Сумасшедшая гонка продолжалась еще около часа, и в течение всего этого часа командир не сходил с мостика. Видимость была по-прежнему плохая, временами налетали снежные заряды, и тогда все стоявшие наверху, включая сигнальщиков, переставали что-либо видеть. Но нет худа без добра - на лайнере и на кораблях конвоя идущую полным ходом в крейсерском положении лодку тоже не видели.
- И вот наконец, - продолжает свой рассказ Н.Я.Редкобородов, - наступил решающий момент. В 23:02 курсовой угол достиг расчетного, командир скомандовал "право на борт!", и лодка легла на боевой курс. Начался заключительный этап атаки. Все продумано: угол встречи торпед с целью 90o - идеальный прямой угол. Дальше следует команда "стоп дизеля!", включаются электромоторы, лодка вновь принимает позиционное положение, нос слегка притоплен, чтобы торпеды при выходе не шлепнулись на волну, затем "малый вперед!" и "торпедные аппараты товсь!". Помощника командир вызвал на мостик и поставил к ночному прицелу, с тем чтобы в момент, когда цель придет "на мушку", скомандовать "пли!". Сам он стоял у рубочного люка и отдавал команды на руль и на ход.
Внутри лодки грозное затишье, она уже не грохочет и не содрогается. Шум винтов едва слышен на фоне налетающих на рубку тяжелых январских волн, люди примолкли, чтоб не упустить слова команды. "На товсь" не только торпедисты, но и рулевые-горизонтальщики, их задача - мгновенно переложить рули в момент, когда лодка, выпустив торпеды и потеряв при этом более тонны своего веса, подвсплывет с дифферентом на корму. А следующей командой будет "срочное погружение", поэтому трюмные машинисты тоже "на товсь", им предстоит в считанные секунды принять в цистерны многие тонны морской воды...

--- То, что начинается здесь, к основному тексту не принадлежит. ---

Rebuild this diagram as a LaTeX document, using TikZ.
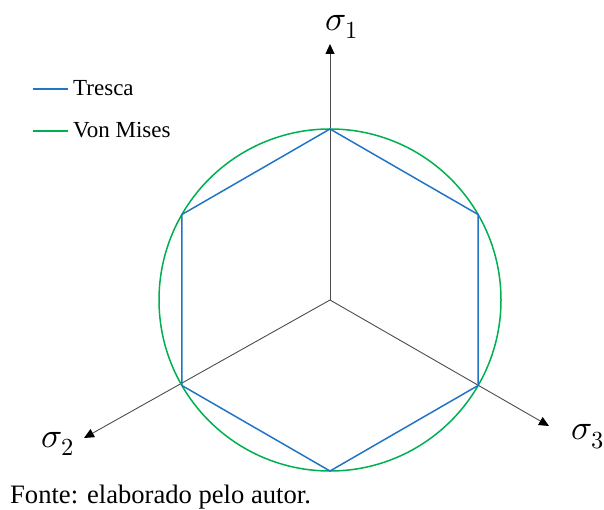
\documentclass[tikz,border=0pt]{standalone}
\usepackage{unicode-math}
\setmainfont{Liberation Serif}
\setmathfont{Latin Modern Math}
\usetikzlibrary{positioning,arrows.meta}
\definecolor{trescablue}{RGB}{33,117,196}
\definecolor{misesgreen}{RGB}{0,176,80}

\begin{document}
\begin{tikzpicture}[x=1pt, y=-1pt,
  axis/.style={draw=black!70, line width=0.9pt, -{Triangle[length=10pt, width=9pt, color=black]}},
  sigmalabel/.style={font=\fontsize{35}{38}\selectfont, inner sep=0pt},
  legendtext/.style={font=\fontsize{23}{27}\selectfont, anchor=base west, inner sep=0pt}]
\useasboundingbox (0,0) rectangle (604,510);

% principal stress axes
\coordinate (O) at (330,300);
\coordinate (s1tip) at (330,44);
\coordinate (s2tip) at (84,438);
\coordinate (s3tip) at (549,426);
\draw[axis] (O) -- (s1tip);
\draw[axis] (O) -- (s2tip);
\draw[axis] (O) -- (s3tip);
\node[sigmalabel] (sig1) at (342,27) {$\sigma_1$};
\node[sigmalabel] (sig2) at (58,444) {$\sigma_2$};
\node[sigmalabel] (sig3) at (588,437) {$\sigma_3$};

% yield surfaces
\draw[misesgreen, line width=1.5pt] (O) circle[radius=171];
\foreach \a [count=\i] in {-90,-30,30,90,150,210}
  \coordinate (h\i) at ([shift={(\a:171)}]O);
\draw[trescablue, line width=1.5pt] (h1) -- (h2) -- (h3) -- (h4) -- (h5) -- (h6) -- cycle;

% legend
\coordinate (tl1) at (33,89);
\coordinate (tl2) at (68,89);
\coordinate (vl1) at (33,131);
\coordinate (vl2) at (68,131);
\draw[trescablue, line width=1.5pt] (tl1) -- (tl2);
\draw[misesgreen, line width=1.5pt] (vl1) -- (vl2);
\node[legendtext] (tresca) at (73,96) {Tresca};
\node[legendtext] (vonmises) at (73,138) {Von Mises};

\node[anchor=base west, inner sep=0pt, font=\fontsize{26.6}{30}\selectfont] (fonte) at (10,503) {Fonte: elaborado pelo autor.};
\end{tikzpicture}
\end{document}
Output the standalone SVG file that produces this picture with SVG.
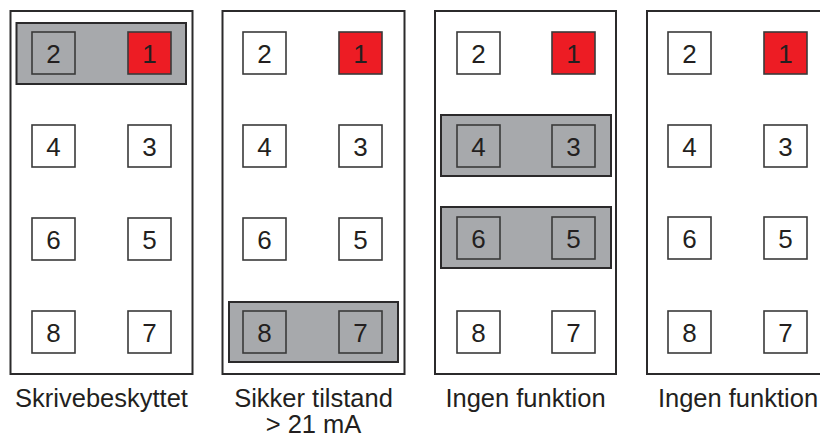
<svg xmlns="http://www.w3.org/2000/svg" width="820" height="439" viewBox="0 0 820 439">
<style>
.panel{fill:#fff;stroke:#2b2a2b;stroke-width:2}
.jmp{fill:#a7a9ac;stroke:#2b2a2b;stroke-width:2}
.pin{fill:#fff;stroke:#3a3a3a;stroke-width:1.6}
.pin.g{fill:#a7a9ac}
.pin.r{fill:#ed1c24}
.num{font-family:"Liberation Sans",Arial,sans-serif;font-size:26px;fill:#231f20;text-anchor:middle}
.lbl{font-family:"Liberation Sans",Arial,sans-serif;font-size:25.5px;fill:#231f20;text-anchor:middle}
</style>
<g id="panel1">
<rect class="panel" x="10.5" y="11" width="182" height="363"/>
<rect class="jmp" x="16.5" y="23" width="169.5" height="61"/>
<rect class="pin g" x="32" y="32" width="43" height="42"/><text class="num" x="53.5" y="62.5">2</text>
<rect class="pin r" x="128" y="32" width="43" height="42"/><text class="num" x="149.5" y="62.5">1</text>
<rect class="pin" x="32" y="125" width="43" height="42"/><text class="num" x="53.5" y="155.5">4</text>
<rect class="pin" x="128" y="125" width="43" height="42"/><text class="num" x="149.5" y="155.5">3</text>
<rect class="pin" x="32" y="218" width="43" height="42"/><text class="num" x="53.5" y="248.5">6</text>
<rect class="pin" x="128" y="218" width="43" height="42"/><text class="num" x="149.5" y="248.5">5</text>
<rect class="pin" x="32" y="311" width="43" height="42"/><text class="num" x="53.5" y="341.5">8</text>
<rect class="pin" x="128" y="311" width="43" height="42"/><text class="num" x="149.5" y="341.5">7</text>
<text class="lbl" x="101.5" y="407">Skrivebeskyttet</text>
</g>
<g id="panel2">
<rect class="panel" x="222.5" y="11" width="182" height="363"/>
<rect class="jmp" x="229" y="302" width="169" height="60"/>
<rect class="pin" x="243" y="32" width="43" height="42"/><text class="num" x="264.5" y="62.5">2</text>
<rect class="pin r" x="339" y="32" width="43" height="42"/><text class="num" x="360.5" y="62.5">1</text>
<rect class="pin" x="243" y="125" width="43" height="42"/><text class="num" x="264.5" y="155.5">4</text>
<rect class="pin" x="339" y="125" width="43" height="42"/><text class="num" x="360.5" y="155.5">3</text>
<rect class="pin" x="243" y="218" width="43" height="42"/><text class="num" x="264.5" y="248.5">6</text>
<rect class="pin" x="339" y="218" width="43" height="42"/><text class="num" x="360.5" y="248.5">5</text>
<rect class="pin g" x="243" y="311" width="43" height="42"/><text class="num" x="264.5" y="341.5">8</text>
<rect class="pin g" x="339" y="311" width="43" height="42"/><text class="num" x="360.5" y="341.5">7</text>
<text class="lbl" x="313.5" y="407">Sikker tilstand</text>
<text class="lbl" x="313.5" y="433">&gt; 21 mA</text>
</g>
<g id="panel3">
<rect class="panel" x="435" y="11" width="181" height="363"/>
<rect class="jmp" x="441" y="115" width="170" height="61"/>
<rect class="jmp" x="441" y="207" width="170" height="61"/>
<rect class="pin" x="457" y="32" width="43" height="42"/><text class="num" x="478.5" y="62.5">2</text>
<rect class="pin r" x="552" y="32" width="43" height="42"/><text class="num" x="573.5" y="62.5">1</text>
<rect class="pin g" x="457" y="125" width="43" height="42"/><text class="num" x="478.5" y="155.5">4</text>
<rect class="pin g" x="552" y="125" width="43" height="42"/><text class="num" x="573.5" y="155.5">3</text>
<rect class="pin g" x="457" y="217" width="43" height="42"/><text class="num" x="478.5" y="247.5">6</text>
<rect class="pin g" x="552" y="217" width="43" height="42"/><text class="num" x="573.5" y="247.5">5</text>
<rect class="pin" x="457" y="311" width="43" height="42"/><text class="num" x="478.5" y="341.5">8</text>
<rect class="pin" x="552" y="311" width="43" height="42"/><text class="num" x="573.5" y="341.5">7</text>
<text class="lbl" x="525.5" y="407">Ingen funktion</text>
</g>
<g id="panel4">
<rect class="panel" x="647" y="11" width="182" height="363"/>
<rect class="pin" x="668" y="32" width="43" height="42"/><text class="num" x="689.5" y="62.5">2</text>
<rect class="pin r" x="764" y="32" width="43" height="42"/><text class="num" x="785.5" y="62.5">1</text>
<rect class="pin" x="668" y="125" width="43" height="42"/><text class="num" x="689.5" y="155.5">4</text>
<rect class="pin" x="764" y="125" width="43" height="42"/><text class="num" x="785.5" y="155.5">3</text>
<rect class="pin" x="668" y="217" width="43" height="42"/><text class="num" x="689.5" y="247.5">6</text>
<rect class="pin" x="764" y="217" width="43" height="42"/><text class="num" x="785.5" y="247.5">5</text>
<rect class="pin" x="668" y="311" width="43" height="42"/><text class="num" x="689.5" y="341.5">8</text>
<rect class="pin" x="764" y="311" width="43" height="42"/><text class="num" x="785.5" y="341.5">7</text>
<text class="lbl" x="738" y="407">Ingen funktion</text>
</g>
<g id="connectors"/>
</svg>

Все эти согласованные действия должны произвести многие люди, и только безошибочное сложение всех усилий обещает успех. Но всю полноту ответственности за то, что все произойдет так, как надо, несет только один человек. Тот, наверху. И он, этот человек, спокоен, потому что убежден: все произойдет именно так. Для этого прожита вся его еще не слишком долгая, но многотрудная жизнь моряка, для этого изучались лоции и таблицы, штурманские приборы, двигатели и оружие, накапливался опыт в дозорных и боевых походах, шли бесконечные утомительные тренировки, имевшие целью добиться от каждого члена экипажа двух на первый взгляд противоречивых качеств - быстроты соображения и автоматизма действий. Теперь все должно произойти так, как было задумано. Ну а если не произойдет? Нападающий имеет преимущество первого хода, но ведь существует еще и противник. Опытный, хорошо вооруженный противник, и невозможно заранее предусмотреть все его ходы. Как тут не вспомнить прошлогоднюю атаку, когда противник дважды уклонился от торпед и только артиллерийская дуэль решила исход боя...
Несколько последних длиннейших секунд. Наконец форштевень цели пришел точно на визир ночного прицела.